Why Analytics Matter

If you aren't tracking it, you can't improve it. Mobile analytics provide the "Why" behind the "What." You might know you have 1,000 downloads, but without analytics, you won't know that 800 of them uninstall the app after the tutorial because users can't find the "Skip" button.

Data-driven development moves you away from guessing and towards iterating based on actual user behavior.

Key Metrics to Track

While every app is different, these core metrics are universal:

  • Retention Rate: The percentage of users who return to the app after Day 1, Day 7, and Day 30. This is the best indicator of product-market fit.
  • DAU/MAU Ratio: Daily Active Users divided by Monthly Active Users. This measures "stickiness." A ratio of 20% is good; Facebook is near 50%.
  • Session Length: How much time users spend in the app per visit.
  • CLV (Customer Lifetime Value): How much revenue a single user generates over their life.
  • CAC (Customer Acquisition Cost): How much you spend to get a user. (Aim for CLV > 3x CAC).

Analytics Tools

Choosing the right stack depends on your budget and needs:

  • Google Analytics for Firebase: Free, unlimited, and integrates deep with Google Ads. Best starting point.
  • Mixpanel / Amplitude: Focus heavily on event-based analytics and complex user funnels. Great for Product Managers.
  • AppsFlyer / Adjust: Essential for "Attribution" (knowing exactly which ad campaign brought a user in). Critical for paid marketing.

Event Tracking Setup

Don't just track "Screens Views." Track meaningful user Events along with Parameters.

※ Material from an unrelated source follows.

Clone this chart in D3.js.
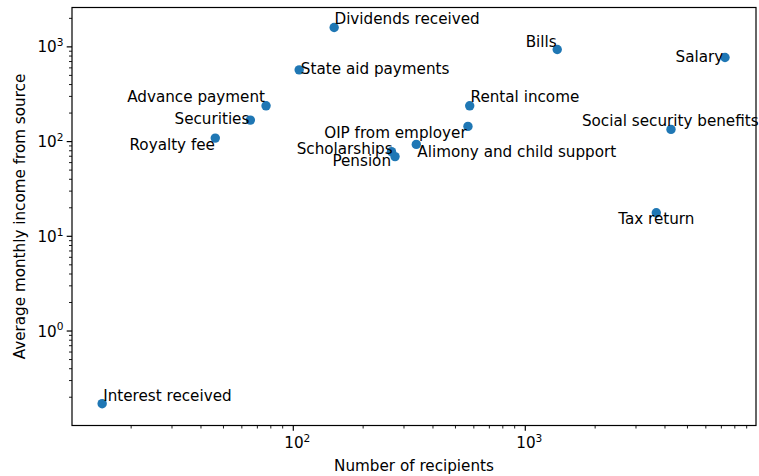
<!DOCTYPE html>
<html>
<head>
<meta charset="utf-8">
<script src="https://cdn.jsdelivr.net/npm/d3@7"></script>
<style>
  html, body { margin: 0; padding: 0; background: #fff; }
  svg { display: block; }
  text { font-family: "DejaVu Sans", sans-serif; fill: #000; }
</style>
</head>
<body>
<svg id="chart" width="759" height="476"></svg>
<script>
// Income sources: number of recipients vs. average monthly income
const sources = [
  "Dividends received", "State aid payments", "Advance payment", "Securities",
  "Royalty fee", "Rental income", "OIP from employer", "Alimony and child support",
  "Scholarships", "Pension", "Bills", "Salary", "Social security benefits",
  "Tax return", "Interest received"
];
const recipients = [150, 106, 76.3, 65.3, 46.1, 576, 566, 339, 265, 274.5, 1373, 7258, 4246, 3670, 15.0];
const avgIncome  = [1602, 572, 238.6, 168.6, 108.9, 238.6, 144.7, 93.4, 78.4, 69.4, 939, 773, 134.5, 17.7, 0.171];

// Label placement relative to each point: [dx, dy, anchor]
const labelPlacement = [
  [0.3, -3, "start"], [1.7, 4.3, "start"], [-1, -3.4, "end"], [-1, 4.3, "end"],
  [-0.3, 12, "end"], [0.8, -3.4, "start"], [-1.3, 12, "end"], [1, 12.4, "start"],
  [1.2, 2.2, "end"], [-4, 9.2, "end"], [-0.6, -2.6, "end"], [-1.7, 5, "end"],
  [-0.7, -3.3, "middle"], [0, 11.6, "middle"], [1, -3, "start"]
];

const xTickExps = [2, 3];
const yTickExps = [0, 1, 2, 3];
const xTitle = "Number of recipients";
const yTitle = "Average monthly income from source";

const FS = 15.2;
const box = { left: 72, right: 756, top: 7.5, bottom: 425.5 };

const svg = d3.select("#chart");

const x = d3.scaleLog().domain([11.12, 9872]).range([box.left, box.right]);
const y = d3.scaleLog().domain([0.1006, 2604]).range([box.bottom, box.top]);

// minor + major ticks
function logTicks(scale) {
  const [a, b] = scale.domain();
  const out = [];
  for (let e = Math.floor(Math.log10(a)); e <= Math.ceil(Math.log10(b)); e++) {
    for (let m = 1; m <= 9; m++) {
      const v = m * Math.pow(10, e);
      if (v >= a && v <= b) out.push({ v, major: m === 1 });
    }
  }
  return out;
}

const axG = svg.append("g");

// x ticks
axG.selectAll(".xt").data(logTicks(x)).enter().append("line")
  .attr("x1", d => x(d.v)).attr("x2", d => x(d.v))
  .attr("y1", box.bottom).attr("y2", d => box.bottom + (d.major ? 5.3 : 3))
  .attr("stroke", "#000").attr("stroke-width", d => d.major ? 1.2 : 0.9);

// y ticks
axG.selectAll(".yt").data(logTicks(y)).enter().append("line")
  .attr("y1", d => y(d.v)).attr("y2", d => y(d.v))
  .attr("x1", box.left).attr("x2", d => box.left - (d.major ? 5.3 : 3))
  .attr("stroke", "#000").attr("stroke-width", d => d.major ? 1.2 : 0.9);

// 10^n labels
function powerLabel(sel, e) {
  sel.append("tspan").text("10");
  sel.append("tspan").text(e).attr("font-size", FS * 0.7).attr("dy", -FS * 0.42);
}

xTickExps.forEach(e => {
  const t = axG.append("text")
    .attr("x", x(Math.pow(10, e)) + 4).attr("y", 448)
    .attr("text-anchor", "middle").attr("font-size", FS);
  powerLabel(t, e);
});

yTickExps.forEach(e => {
  const t = axG.append("text")
    .attr("x", 63.5).attr("y", y(Math.pow(10, e)) + 5.6)
    .attr("text-anchor", "end").attr("font-size", FS);
  powerLabel(t, e);
});

// axis titles
svg.append("text")
  .attr("x", (box.left + box.right) / 2).attr("y", 470.5)
  .attr("text-anchor", "middle").attr("font-size", FS)
  .text(xTitle);

svg.append("text")
  .attr("transform", `translate(25,${(box.top + box.bottom) / 2}) rotate(-90)`)
  .attr("text-anchor", "middle").attr("font-size", FS)
  .text(yTitle);

// points
const rows = sources.map((s, i) => ({ s, n: recipients[i], v: avgIncome[i], p: labelPlacement[i] }));

svg.append("g").selectAll("circle").data(rows).enter().append("circle")
  .attr("cx", d => x(d.n)).attr("cy", d => y(d.v)).attr("r", 4.7)
  .attr("fill", "#1f77b4");

// point labels
svg.append("g").selectAll("text").data(rows).enter().append("text")
  .attr("x", d => x(d.n) + d.p[0]).attr("y", d => y(d.v) + d.p[1])
  .attr("text-anchor", d => d.p[2]).attr("font-size", FS)
  .text(d => d.s);

// frame
svg.append("rect")
  .attr("x", box.left).attr("y", box.top)
  .attr("width", box.right - box.left).attr("height", box.bottom - box.top)
  .attr("fill", "none").attr("stroke", "#000").attr("stroke-width", 1.2);
</script>
</body>
</html>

Bad: Tracking "Purchase Button Clicked".

Good: Tracking "Purchase Completed" with parameters { item_id: 'sku_123', value: 9.99, currency: 'USD' } . this allows you to calculate total revenue.

Start with a "Tracking Plan" spreadsheet to define your events before writing code to ensure consistency across iOS and Android.

Cohort Analysis

A cohort is a group of users who share a characteristic (usually the sign-up week). Cohort analysis lets you see if your product is improving over time.

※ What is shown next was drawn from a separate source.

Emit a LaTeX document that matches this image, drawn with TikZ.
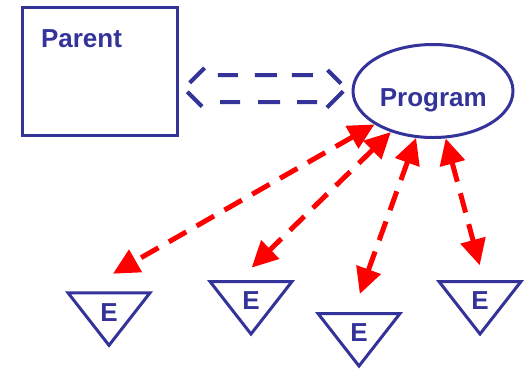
\documentclass[tikz,border=0pt]{standalone}
\usepackage{fontspec}
\setmainfont{Liberation Sans}
\usepackage{xcolor}
\usetikzlibrary{arrows.meta,positioning,shapes.geometric}
\definecolor{navy}{HTML}{333399}

\begin{document}
\begin{tikzpicture}[x=1pt, y=-1pt,
    box/.style={rectangle, draw=navy, line width=3pt, minimum width=154.8pt, minimum height=128.4pt, inner sep=0pt},
    prog/.style={ellipse, draw=navy, line width=3pt, minimum width=160pt, minimum height=93pt, inner sep=0pt},
    entity/.style={isosceles triangle, isosceles triangle stretches, shape border rotate=270, draw=navy, line width=3pt, minimum width=82pt, minimum height=52.5pt, inner sep=0pt, outer sep=0pt, anchor=apex},
    txt/.style={font=\fontsize{26}{30}\selectfont\bfseries, text=navy},
    bridge/.style={navy, line width=4pt, dash pattern=on 0pt off 8pt on 21pt off 24pt on 20pt off 17pt on 22pt off 15pt on 21pt off 26pt on 19pt off 11pt on 23pt off 21pt on 20pt off 17pt on 22pt off 18pt on 20pt off 29.5pt on 21pt off 4.5pt},
    link/.style={red, line width=5pt, dash pattern=on 20pt off 12pt, {Triangle[length=26pt,width=25pt]}-{Triangle[length=26pt,width=25pt]}}
]
    \useasboundingbox (0,0) rectangle (529,368);

    % Parent and program
    \node[box] (parent) at (100,71.6) {};
    \node[txt, anchor=base west] (parentlbl) at (37.5,47.3) {Parent};
    \node[prog] (program) at (433,91) {};
    \node[txt, anchor=base] (proglbl) at (433.3,106.7) {Program};

    % Dashed two-way block arrow between them
    \draw[bridge] (184,88.5) -- (207,65.5) -- (207,75) -- (323,75) -- (323,65.5) -- (346,88.5)
        -- (323,111.5) -- (323,102) -- (207,102) -- (207,111.5) -- cycle;

    % Entities
    \node[entity] (e1) at (109,345.3) {};
    \node[entity] (e2) at (251,334) {};
    \node[entity] (e3) at (359,366) {};
    \node[entity] (e4) at (480,334) {};
    \node[txt] (e1lbl) at (109,313) {E};
    \node[txt] (e2lbl) at (251,301) {E};
    \node[txt] (e3lbl) at (359,333) {E};
    \node[txt] (e4lbl) at (480,301) {E};

    % Red two-way arrows
    \coordinate (t1) at (113,273.7);
    \coordinate (t2) at (251.7,267.6);
    \coordinate (t3) at (359.8,294);
    \coordinate (t4) at (479.7,265.3);
    \draw[link] (program) -- (t1);
    \draw[link] (program) -- (t2);
    \draw[link] (program) -- (t3);
    \draw[link] (program) -- (t4);
\end{tikzpicture}
\end{document}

Example: Did users who signed up in December retain better than users who signed up in November? If you released a new onboarding flow in December, this chart tells you if it worked.

Funnel Optimization

A funnel represents a series of steps a user takes to complete a goal.
Example: Install -> Sign Up -> Add to Cart -> Checkout.

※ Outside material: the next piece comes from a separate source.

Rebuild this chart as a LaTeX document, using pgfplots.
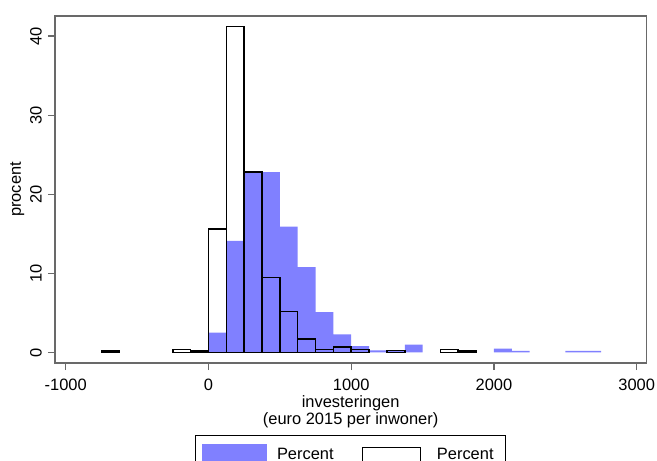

Analytics will show you the conversion rate between each step. If 90% of users sign up, but only 5% add to cart, you have a "Top of Funnel" problem. Maybe the catalog is empty or navigation is confusing. Fix the leaky bucket here.

Privacy Compliance

In the era of GDPR (Europe) and CCPA (California), you must be careful.

  • Consent: You must ask for permission to track users (especially for advertising IDs like IDFA on iOS 14+).
  • Anonymize IP: Enable IP anonymization in your tools.
  • Data Deletion: You must have a way to delete all data associated with a user if they request it.

Respecting privacy actually builds trust with users.